═══ Provided records ═══

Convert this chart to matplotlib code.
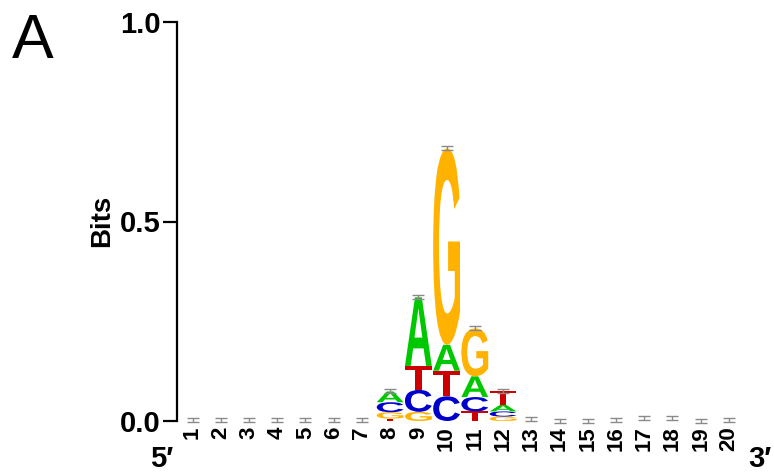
import matplotlib
matplotlib.use('Agg')
import matplotlib.pyplot as plt
from matplotlib.textpath import TextPath
from matplotlib.patches import PathPatch
from matplotlib.font_manager import FontProperties
from matplotlib.transforms import Affine2D

plt.rcParams['font.family'] = ['Liberation Sans', 'DejaVu Sans']

positions = list(range(1, 21))
bits_A = [0, 0, 0, 0, 0, 0, 0, 0.027, 0.172, 0.065, 0.052, 0.016, 0, 0, 0, 0, 0, 0, 0, 0]
bits_C = [0, 0, 0, 0, 0, 0, 0, 0.025, 0.055, 0.062, 0.036, 0.013, 0, 0, 0, 0, 0, 0, 0, 0]
bits_G = [0, 0, 0, 0, 0, 0, 0, 0.016, 0.023, 0.492, 0.120, 0.011, 0, 0, 0, 0, 0, 0, 0, 0]
bits_T = [0, 0, 0, 0, 0, 0, 0, 0.006, 0.060, 0.064, 0.024, 0.035, 0, 0, 0, 0, 0, 0, 0, 0]
# total information per column (error bar centres)
total_bits = [0.002, 0.002, 0.002, 0.002, 0.002, 0.002, 0.003, 0.076, 0.310, 0.683,
              0.232, 0.075, 0.006, 0.001, 0.001, 0.002, 0.007, 0.007, 0.001, 0.002]
bits_err = 0.005

colors = {'A': '#00C800', 'C': '#0000CC', 'G': '#FFB300', 'T': '#CC0000'}
letter_w = 0.95
fp = FontProperties(family='Liberation Sans', weight='bold')

fig = plt.figure(figsize=(7.74, 4.75), dpi=100)
ax = fig.add_axes([177/774, 54/475, (743 - 177)/774, 399/475])


def draw_letter(ch, x, y0, h):
    tp = TextPath((0, 0), ch, size=1, prop=fp)
    bb = tp.get_extents()
    t = (Affine2D().translate(-bb.x0, -bb.y0)
         .scale(letter_w / bb.width, h / bb.height)
         .translate(x - letter_w / 2, y0))
    ax.add_patch(PathPatch(t.transform_path(tp), facecolor=colors[ch],
                           edgecolor='none', lw=0, zorder=2))


for i, x in enumerate(positions):
    col = [(bits_A[i], 'A'), (bits_C[i], 'C'), (bits_G[i], 'G'), (bits_T[i], 'T')]
    col = sorted([c for c in col if c[0] > 0])  # smallest at the bottom
    y = 0
    for h, ch in col:
        draw_letter(ch, x, y, h)
        y += h

eb = ax.errorbar(positions, total_bits, yerr=bits_err, fmt='none', ecolor='#8a8a8a',
                 elinewidth=1, capsize=4.5, capthick=1, zorder=3)
for art in eb.get_children():
    art.set_clip_on(False)

ax.set_xlim(0.45, 20.5)
ax.set_ylim(0, 1.0)
for s in ['top', 'right', 'bottom']:
    ax.spines[s].set_visible(False)
ax.spines['left'].set_linewidth(1.6)
ax.spines['left'].set_bounds(0, 1)

ax.set_xticks(positions)
ax.set_xticklabels([str(p) for p in positions], rotation=90, fontsize=16, fontweight='bold')
ax.tick_params(axis='x', length=0, pad=4)
ax.set_yticks([0, 0.5, 1.0])
ax.set_yticklabels(['0.0', '0.5', '1.0'], fontsize=21, fontweight='bold')
ax.tick_params(axis='y', length=10, width=1.6, pad=2)

fig.text(102/774, 1 - 221/475, 'Bits', rotation=90, ha='center', va='center',
         fontsize=20, fontweight='bold')
fig.text(162/774, 1 - 467/475, '5\u2032', ha='center', va='baseline',
         fontsize=21, fontweight='bold')
fig.text(760/774, 1 - 467/475, '3\u2032', ha='center', va='baseline',
         fontsize=21, fontweight='bold')
fig.text(12/774, 1 - 58/475, 'A', ha='left', va='baseline', fontsize=45)

fig.savefig('out.png', dpi=100)
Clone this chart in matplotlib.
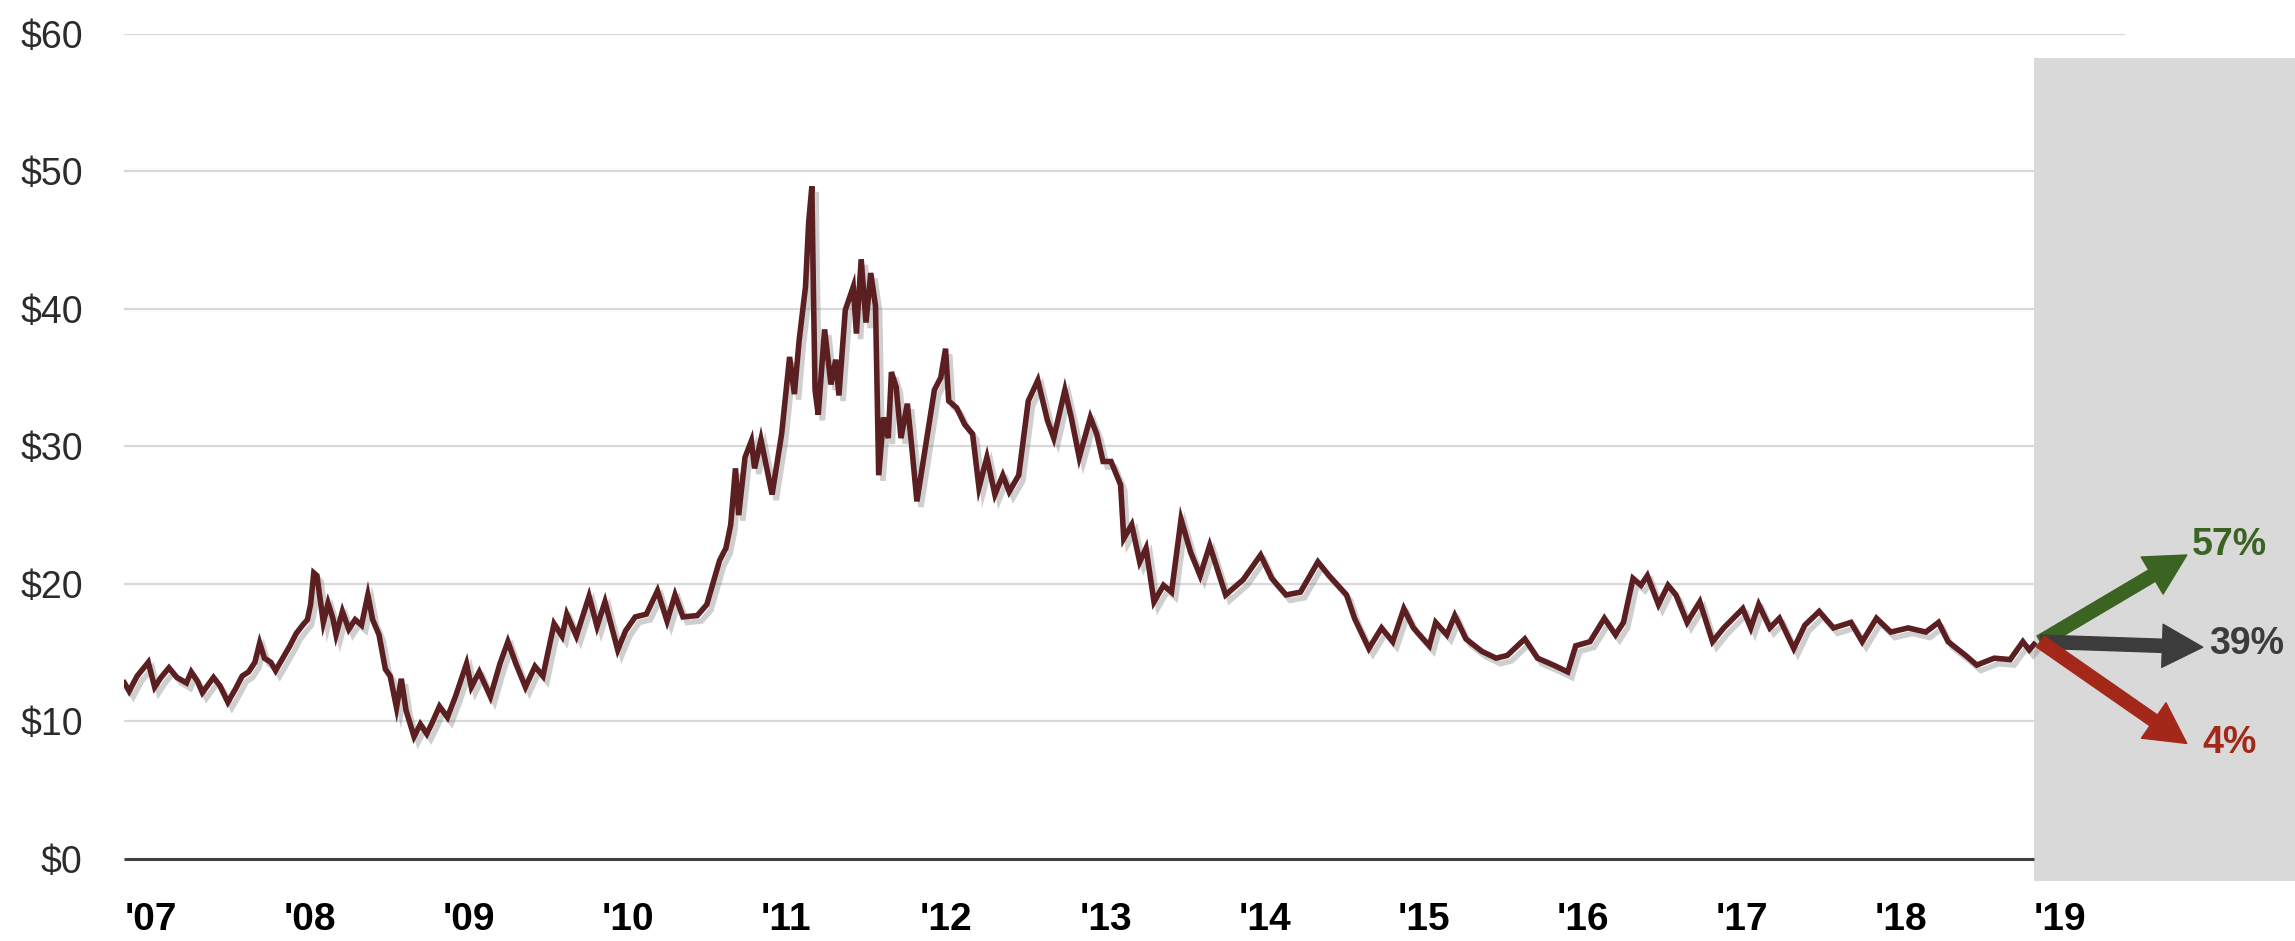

═══

_Set exercise_
Make a verbatim copy of all the entries and strip out the pictures.

_Complete output_
Convert this chart to matplotlib code.
import matplotlib
matplotlib.use('Agg')
import matplotlib.pyplot as plt
from matplotlib.textpath import TextPath
from matplotlib.patches import PathPatch
from matplotlib.font_manager import FontProperties
from matplotlib.transforms import Affine2D

plt.rcParams['font.family'] = ['Liberation Sans', 'DejaVu Sans']

positions = list(range(1, 21))
bits_A = [0, 0, 0, 0, 0, 0, 0, 0.027, 0.172, 0.065, 0.052, 0.016, 0, 0, 0, 0, 0, 0, 0, 0]
bits_C = [0, 0, 0, 0, 0, 0, 0, 0.025, 0.055, 0.062, 0.036, 0.013, 0, 0, 0, 0, 0, 0, 0, 0]
bits_G = [0, 0, 0, 0, 0, 0, 0, 0.016, 0.023, 0.492, 0.120, 0.011, 0, 0, 0, 0, 0, 0, 0, 0]
bits_T = [0, 0, 0, 0, 0, 0, 0, 0.006, 0.060, 0.064, 0.024, 0.035, 0, 0, 0, 0, 0, 0, 0, 0]
# total information per column (error bar centres)
total_bits = [0.002, 0.002, 0.002, 0.002, 0.002, 0.002, 0.003, 0.076, 0.310, 0.683,
              0.232, 0.075, 0.006, 0.001, 0.001, 0.002, 0.007, 0.007, 0.001, 0.002]
bits_err = 0.005

colors = {'A': '#00C800', 'C': '#0000CC', 'G': '#FFB300', 'T': '#CC0000'}
letter_w = 0.95
fp = FontProperties(family='Liberation Sans', weight='bold')

fig = plt.figure(figsize=(7.74, 4.75), dpi=100)
ax = fig.add_axes([177/774, 54/475, (743 - 177)/774, 399/475])


def draw_letter(ch, x, y0, h):
    tp = TextPath((0, 0), ch, size=1, prop=fp)
    bb = tp.get_extents()
    t = (Affine2D().translate(-bb.x0, -bb.y0)
         .scale(letter_w / bb.width, h / bb.height)
         .translate(x - letter_w / 2, y0))
    ax.add_patch(PathPatch(t.transform_path(tp), facecolor=colors[ch],
                           edgecolor='none', lw=0, zorder=2))


for i, x in enumerate(positions):
    col = [(bits_A[i], 'A'), (bits_C[i], 'C'), (bits_G[i], 'G'), (bits_T[i], 'T')]
    col = sorted([c for c in col if c[0] > 0])  # smallest at the bottom
    y = 0
    for h, ch in col:
        draw_letter(ch, x, y, h)
        y += h

eb = ax.errorbar(positions, total_bits, yerr=bits_err, fmt='none', ecolor='#8a8a8a',
                 elinewidth=1, capsize=4.5, capthick=1, zorder=3)
for art in eb.get_children():
    art.set_clip_on(False)

ax.set_xlim(0.45, 20.5)
ax.set_ylim(0, 1.0)
for s in ['top', 'right', 'bottom']:
    ax.spines[s].set_visible(False)
ax.spines['left'].set_linewidth(1.6)
ax.spines['left'].set_bounds(0, 1)

ax.set_xticks(positions)
ax.set_xticklabels([str(p) for p in positions], rotation=90, fontsize=16, fontweight='bold')
ax.tick_params(axis='x', length=0, pad=4)
ax.set_yticks([0, 0.5, 1.0])
ax.set_yticklabels(['0.0', '0.5', '1.0'], fontsize=21, fontweight='bold')
ax.tick_params(axis='y', length=10, width=1.6, pad=2)

fig.text(102/774, 1 - 221/475, 'Bits', rotation=90, ha='center', va='center',
         fontsize=20, fontweight='bold')
fig.text(162/774, 1 - 467/475, '5\u2032', ha='center', va='baseline',
         fontsize=21, fontweight='bold')
fig.text(760/774, 1 - 467/475, '3\u2032', ha='center', va='baseline',
         fontsize=21, fontweight='bold')
fig.text(12/774, 1 - 58/475, 'A', ha='left', va='baseline', fontsize=45)

fig.savefig('out.png', dpi=100)
Clone this chart in matplotlib.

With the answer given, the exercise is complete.